Nigeria’s NBC bans personal opinions and political debate
On 17 April 2026, Nigeria’s National Broadcasting Commission issued a formal notice strictly enforcing the 6th Edition of the Nigeria Broadcasting Code, barring radio and TV presenters from expressing personal opinions, “intimidating” guests, or airing “divisive content”. The directive treats opinion expression as a “Class B” breach punishable by fines or licence suspension. Former Vice President Atiku Abubakar called it an attempt to “muzzle the media.” Amnesty International Nigeria warned that it will drive widespread self-censorship. However, digital platforms remain outside NBC oversight, creating an uneven playing field between broadcasters and online actors.
Zone IV: Developed or Emerging Economies with Peace and Stability
Zone IV encompasses those countries that have achieved a baseline of political or security stability, and which are now focused on economic growth, globalisation and strategic alignment.
Kazakhstan’s New Constitution — a consolidation of autocracy or reform?

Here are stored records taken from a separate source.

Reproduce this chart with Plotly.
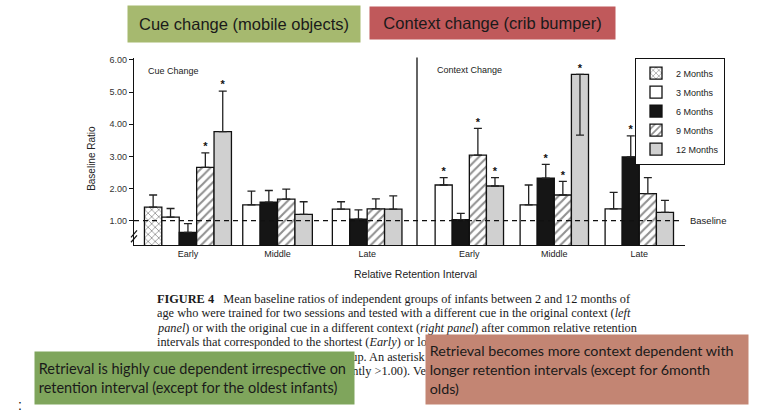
import plotly.graph_objects as go

W, H = 759, 417

# ---------------- data ----------------
ages = ["2 Months", "3 Months", "6 Months", "9 Months", "12 Months"]
intervals = ["Early", "Middle", "Late"]

# Cue change (left panel): mean baseline ratio per interval (None = not tested)
cue_2m = [1.42, None, None]
cue_3m = [1.11, 1.49, 1.36]
cue_6m = [0.64, 1.58, 1.05]
cue_9m = [2.66, 1.67, 1.37]
cue_12m = [3.77, 1.20, 1.36]
# error bar end points
cue_2m_err = [1.80, None, None]
cue_3m_err = [1.38, 1.92, 1.59]
cue_6m_err = [0.91, 1.94, 1.34]
cue_9m_err = [3.11, 1.98, 1.68]
cue_12m_err = [5.03, 1.59, 1.77]
# significance asterisks
cue_2m_sig = [False, False, False]
cue_3m_sig = [False, False, False]
cue_6m_sig = [False, False, False]
cue_9m_sig = [True, False, False]
cue_12m_sig = [True, False, False]

# Context change (right panel)
ctx_2m = [None, None, None]
ctx_3m = [2.11, 1.49, 1.37]
ctx_6m = [1.03, 2.32, 2.98]
ctx_9m = [3.04, 1.80, 1.84]
ctx_12m = [2.08, 5.55, 1.26]
ctx_2m_err = [None, None, None]
ctx_3m_err = [2.34, 2.11, 1.88]
ctx_6m_err = [1.23, 2.75, 3.64]
ctx_9m_err = [3.87, 2.22, 2.34]
ctx_12m_err = [2.34, 3.66, 1.63]
ctx_2m_sig = [False, False, False]
ctx_3m_sig = [True, False, False]
ctx_6m_sig = [False, True, True]
ctx_9m_sig = [True, True, False]
ctx_12m_sig = [True, True, False]

y_ticks = [1, 2, 3, 4, 5, 6]
baseline_value = 1.0

cue_vals = [cue_2m, cue_3m, cue_6m, cue_9m, cue_12m]
cue_errs = [cue_2m_err, cue_3m_err, cue_6m_err, cue_9m_err, cue_12m_err]
cue_sigs = [cue_2m_sig, cue_3m_sig, cue_6m_sig, cue_9m_sig, cue_12m_sig]
ctx_vals = [ctx_2m, ctx_3m, ctx_6m, ctx_9m, ctx_12m]
ctx_errs = [ctx_2m_err, ctx_3m_err, ctx_6m_err, ctx_9m_err, ctx_12m_err]
ctx_sigs = [ctx_2m_sig, ctx_3m_sig, ctx_6m_sig, ctx_9m_sig, ctx_12m_sig]

# ---------------- styling helpers ----------------
def px(x):
    return x / W

def py(y):
    return 1 - y / H

SANS = "Liberation Sans, Arial, sans-serif"
SERIF = "Liberation Serif, Times New Roman, serif"
CAL = "Lato, Carlito, sans-serif"

styles = {
    "2 Months": dict(color="white", pattern=dict(shape="x", fgcolor="#222", bgcolor="white", size=5, solidity=0.3)),
    "3 Months": dict(color="white"),
    "6 Months": dict(color="#151515"),
    "9 Months": dict(color="white", pattern=dict(shape="/", fgcolor="#222", bgcolor="white", size=6, solidity=0.35)),
    "12 Months": dict(color="#d0d0d0"),
}

panels = [
    dict(vals=cue_vals, errs=cue_errs, sigs=cue_sigs, xaxis="x", start=3.1, step=5.15, legend=True),
    dict(vals=ctx_vals, errs=ctx_errs, sigs=ctx_sigs, xaxis="x2", start=3.06, step=4.97, legend=False),
]

fig = go.Figure()

for p in panels:
    centers = [p["start"] + p["step"] * g for g in range(len(intervals))]
    pos = {}
    for g in range(len(intervals)):
        present = [i for i in range(len(ages)) if p["vals"][i][g] is not None]
        n = len(present)
        for k, i in enumerate(present):
            pos[(i, g)] = centers[g] + (k - (n - 1) / 2)
    for i, age in enumerate(ages):
        xs, ys, plus, minus, sx, sy = [], [], [], [], [], []
        for g in range(len(intervals)):
            v = p["vals"][i][g]
            if v is None:
                continue
            e = p["errs"][i][g]
            xs.append(pos[(i, g)])
            ys.append(v)
            plus.append(max(e - v, 0))
            minus.append(max(v - e, 0))
            if p["sigs"][i][g]:
                sx.append(pos[(i, g)])
                sy.append(max(v, e))
        if not xs and not p["legend"]:
            continue
        st = styles[age]
        marker = dict(color=st["color"], line=dict(color="#111", width=1.3))
        if "pattern" in st:
            marker["pattern"] = st["pattern"]
        fig.add_trace(go.Bar(
            x=xs if xs else [None], y=ys if ys else [None], width=1.0, name=age,
            xaxis=p["xaxis"], yaxis="y", marker=marker,
            showlegend=p["legend"],
            error_y=dict(type="data", symmetric=False, array=plus, arrayminus=minus,
                         color="#222", thickness=1.3, width=4),
        ))
        if sx:
            fig.add_trace(go.Scatter(
                x=sx, y=sy, mode="text", text=["<b>*</b>"] * len(sx), textposition="top center",
                textfont=dict(size=11, color="#111", family=SANS),
                xaxis=p["xaxis"], yaxis="y", showlegend=False, cliponaxis=False,
                hoverinfo="skip",
            ))

left_centers = [panels[0]["start"] + panels[0]["step"] * g for g in range(3)]
right_centers = [panels[1]["start"] + panels[1]["step"] * g for g in range(3)]

axis_common = dict(showline=True, linecolor="#111", linewidth=1.3, ticks="",
                   showgrid=False, zeroline=False, fixedrange=True,
                   tickfont=dict(size=9, family=SANS, color="#222"))

fig.update_layout(
    width=W, height=H, margin=dict(l=0, r=0, t=0, b=0),
    paper_bgcolor="white", plot_bgcolor="white",
    barmode="overlay", showlegend=True,
    xaxis=dict(domain=[px(134), px(417)], range=[0, 283 / 17.4], anchor="y",
               tickvals=left_centers, ticktext=intervals, **axis_common),
    xaxis2=dict(domain=[px(417), px(685)], range=[0, 268 / 17.1], anchor="y",
                tickvals=right_centers, ticktext=intervals, **axis_common),
    yaxis=dict(domain=[py(244), py(55)], range=[0.238, 6.07], anchor="x",
               tickvals=y_ticks, ticktext=[f"{t:.2f}" for t in y_ticks],
               showline=True, linecolor="#111", linewidth=1.3, ticks="outside",
               ticklen=4, tickcolor="#111", tickwidth=1.2, showgrid=False,
               zeroline=False, fixedrange=True,
               tickfont=dict(size=9, family=SANS, color="#333")),
    legend=dict(x=px(725), y=py(55), xanchor="right", yanchor="top",
                bordercolor="#111", borderwidth=1, bgcolor="white",
                font=dict(size=9, family=SANS, color="#222"), traceorder="normal",
                itemwidth=30),
)

shapes = [
    dict(type="line", xref="paper", yref="y", x0=px(134), x1=px(683), y0=baseline_value, y1=baseline_value,
         line=dict(color="#111", width=1.3, dash="5px,4px")),
    dict(type="line", xref="paper", yref="paper", x0=px(417), x1=px(417), y0=py(244), y1=py(55),
         line=dict(color="#111", width=1.3)),
    dict(type="line", xref="paper", yref="paper", x0=px(131), x1=px(137), y0=py(236), y1=py(229),
         line=dict(color="#111", width=1.2)),
    dict(type="line", xref="paper", yref="paper", x0=px(131), x1=px(137), y0=py(241), y1=py(234),
         line=dict(color="#111", width=1.2)),
]
fig.update_layout(shapes=shapes)

ann = []
def text(x, y, t, size, family=SANS, color="#222", xanchor="left", **kw):
    ann.append(dict(x=px(x), y=py(y), xref="paper", yref="paper", text=t, showarrow=False,
                    xanchor=xanchor, yanchor="middle",
                    font=dict(size=size, family=family, color=color), **kw))

text(146, 68, "Cue Change", 9)
text(435, 67, "Context Change", 9)
text(688, 219, "Baseline", 9.5)
text(415, 273, "Relative Retention Interval", 10.5, xanchor="center")
text(92, 157, "Baseline Ratio", 10, xanchor="center", textangle=-90)

caption = [
    "<b>FIGURE 4</b>\u00a0\u00a0 Mean baseline ratios of independent groups of infants between 2 and 12 months of",
    "age who were trained for two sessions and tested with a different cue in the original context (<i>left</i>",
    "<i>panel</i>) or with the original cue in a different context (<i>right panel</i>) after common relative retention",
    "intervals that corresponded to the shortest (<i>Early</i>) or longest (<i>Late</i>) retention interval or to",
    "the total delay (<i>Middle</i>) of each age group. An asterisk indicates a significant",
    "indicates retention (mean ratio significantly &gt;1.00). Vertical bars indicate +1 SE.",
]
for k, line in enumerate(caption):
    text(155, 297.7 + 14.6 * k, line, 12.3, family=SERIF, color="#1a1a1a")

def box(x0, x1, y0, y1, t, bg, size, family, align="center"):
    ann.append(dict(x=px((x0 + x1) / 2), y=py((y0 + y1) / 2), xref="paper", yref="paper",
                    text=t, showarrow=False, xanchor="center", yanchor="middle",
                    width=x1 - x0, height=y1 - y0, bgcolor=bg, borderpad=0, align=align,
                    font=dict(size=size, family=family, color="#1a1a1a")))

box(128, 360, 3, 39, "Cue change (mobile objects)", "#a6b96f", 16.5, SANS)
box(370, 615, 4, 36, "Context change (crib bumper)", "#c0595b", 16.5, SANS)
box(35, 354, 352, 404,
    "\u00a0Retrieval is highly cue dependent irrespective on<br>\u00a0retention interval (except for the oldest infants)",
    "#7fa55c", 14.5, CAL, align="left")
box(426, 748, 335, 404,
    "\u00a0Retrieval becomes more context dependent with<br>\u00a0longer retention intervals (except for 6month<br>\u00a0olds)",
    "#c38573", 14.3, CAL, align="left")

text(16, 405, ":", 14, color="#111")

fig.update_layout(annotations=ann)
fig.write_html(
    "out.html",
    config={"displayModeBar": False},
    post_script="document.body.style.margin='0';document.body.style.overflow='hidden';",
)
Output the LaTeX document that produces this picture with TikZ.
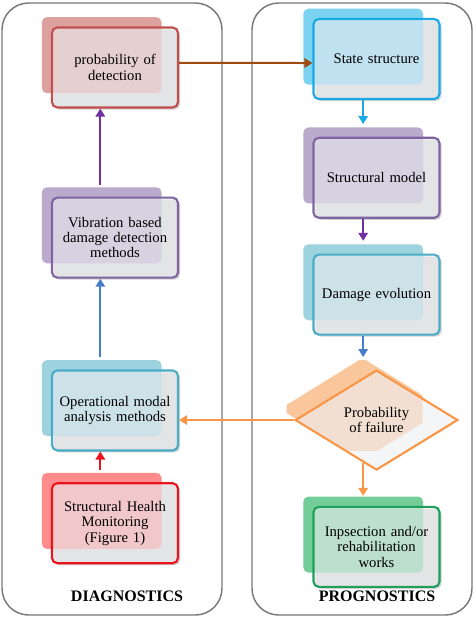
\documentclass[tikz,border=0pt]{standalone}
\usepackage{fontspec}
\setmainfont{Liberation Serif}
\usetikzlibrary{arrows.meta,positioning,shapes.geometric,shadows,backgrounds}
\definecolor{pdred}{RGB}{192,80,77}
\definecolor{pdredbk}{RGB}{217,150,148}
\definecolor{vbpurple}{RGB}{128,100,162}
\definecolor{vbpurplebk}{RGB}{178,161,199}
\definecolor{omteal}{RGB}{75,172,198}
\definecolor{omtealbk}{RGB}{146,205,220}
\definecolor{shmred}{RGB}{232,20,30}
\definecolor{shmredbk}{RGB}{255,128,128}
\definecolor{sscyan}{RGB}{25,170,230}
\definecolor{sscyanbk}{RGB}{110,205,240}
\definecolor{pforange}{RGB}{247,150,70}
\definecolor{pforangebk}{RGB}{250,192,144}
\definecolor{irgreen}{RGB}{30,160,90}
\definecolor{irgreenbk}{RGB}{100,200,140}
\definecolor{cardgray}{RGB}{238,239,242}
\definecolor{panelgray}{RGB}{120,120,120}
\definecolor{lkbrown}{RGB}{160,75,20}
\definecolor{lkpurple}{RGB}{112,48,160}
\definecolor{lkblue}{RGB}{70,125,200}
\tikzset{
  panel/.style={draw=panelgray, line width=1.1pt, rounded corners=20pt},
  paneltitle/.style={font=\bfseries\fontsize{12}{14}\selectfont},
  card/.style 2 args={rectangle, rounded corners=4pt, draw=#1, line width=1.6pt, fill=cardgray, fill opacity=0.62, text opacity=1, minimum width=94.5pt, minimum height=60pt, text width=86pt, align=center, font=\fontsize{11}{11.5}\selectfont,
    drop shadow={shadow xshift=1.5pt, shadow yshift=-1.5pt, opacity=0.18, fill=black},
    general shadow={fill=#2, opacity=0.9, shadow xshift=-10.5pt, shadow yshift=9.75pt, shadow scale=0.95, rounded corners=3pt}},
  decisionbox/.style={diamond, aspect=1.63, draw=#1, line width=1.6pt, fill=cardgray, fill opacity=0.62, text opacity=1, minimum width=122pt, minimum height=75pt, inner sep=0pt, align=center, font=\fontsize{11}{11.5}\selectfont},
  link/.style={-{Triangle[length=6pt,width=7pt]}, line width=1.5pt}
}
\begin{document}
\begin{tikzpicture}[x=0.75pt, y=-0.75pt]
\useasboundingbox (0,0) rectangle (474,618);
% panels
\draw[panel] (2,3) rectangle (222,615);
\draw[panel] (252,3) rectangle (472,615);
\node[paneltitle] (diag) at (127,596) {DIAGNOSTICS};
\node[paneltitle] (prog) at (377,596) {PROGNOSTICS};
% diagnostics column
\node[card={pdred}{pdredbk}] (prob) at (115,67.5) {probability of\\detection};
\node[card={vbpurple}{vbpurplebk}, below=66pt of prob] (vib) {Vibration based\\damage detection\\methods};
\node[card={omteal}{omtealbk}, below=68pt of vib] (oper) {Operational modal\\analysis methods};
\node[card={shmred}{shmredbk}, below=23pt of oper] (shm) {Structural Health\\Monitoring\\(Figure 1)};
% prognostics column
\node[card={sscyan}{sscyanbk}] (state) at (376.5,59) {State structure};
\node[card={vbpurple}{vbpurplebk}, below=27.5pt of state] (model) {Structural model};
\node[card={omteal}{omtealbk}, below=26pt of model] (damage) {Damage evolution};
\node[decisionbox=pforange, below=25pt of damage] (decide) {Probability\\of failure};
\node[card={irgreen}{irgreenbk}, below=26pt of decide] (inspect) {Inpsection and/or\\rehabilitation\\works};
% back of the diamond, cut to a box
\begin{scope}[on background layer]
\clip ([xshift=-67.5pt,yshift=45pt]decide.center) rectangle ([xshift=34.5pt,yshift=-22.5pt]decide.center);
\fill[pforangebk, opacity=0.9] ([xshift=-10.5pt,yshift=8.25pt]decide.north) -- ([xshift=-10.5pt,yshift=8.25pt]decide.east) -- ([xshift=-10.5pt,yshift=8.25pt]decide.south) -- ([xshift=-10.5pt,yshift=8.25pt]decide.west) -- cycle;
\end{scope}
% connectors
\draw[link, draw=lkbrown] ([yshift=3.4pt]prob.east) -- ([yshift=-3pt]state.west);
\draw[link, draw=lkpurple] ([xshift=-11pt,yshift=9pt]vib.north) -- ([xshift=-11pt]prob.south);
\draw[link, draw=lkblue] ([xshift=-11pt,yshift=9pt]oper.north) -- ([xshift=-11pt]vib.south);
\draw[link, draw=shmred] ([xshift=-11pt,yshift=9pt]shm.north) -- ([xshift=-11pt]oper.south);
\draw[link, draw=sscyan] ([xshift=-10pt]state.south) -- ([xshift=-10pt,yshift=9.5pt]model.north);
\draw[link, draw=lkpurple] ([xshift=-10pt]model.south) -- ([xshift=-10pt,yshift=9.5pt]damage.north);
\draw[link, draw=lkblue] ([xshift=-10pt]damage.south) -- ([xshift=-10pt,yshift=9pt]decide.north);
\draw[link, draw=pforange] (decide.west) -- (decide.west -| oper.east);
\draw[link, draw=pforange] ([xshift=-10pt,yshift=6pt]decide.south) -- ([xshift=-10pt,yshift=7.5pt]inspect.north);
\end{tikzpicture}
\end{document}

On 20 April, Kazakhstan’s ambassador to the EU hosted a roundtable, presenting the country’s new Constitution, passed with 87% approval. The government emphasised a strengthened Parliament and clearer separation of powers. But FIDH, HRW, and independent analysts issued a sharply different verdict the same day: the constitution amends over 80% of its text, removes the precedence of international law, bans foreign funding of NGOs and political parties, and consolidates presidential power through a new unicameral legislature whose working group was established entirely by presidential decree.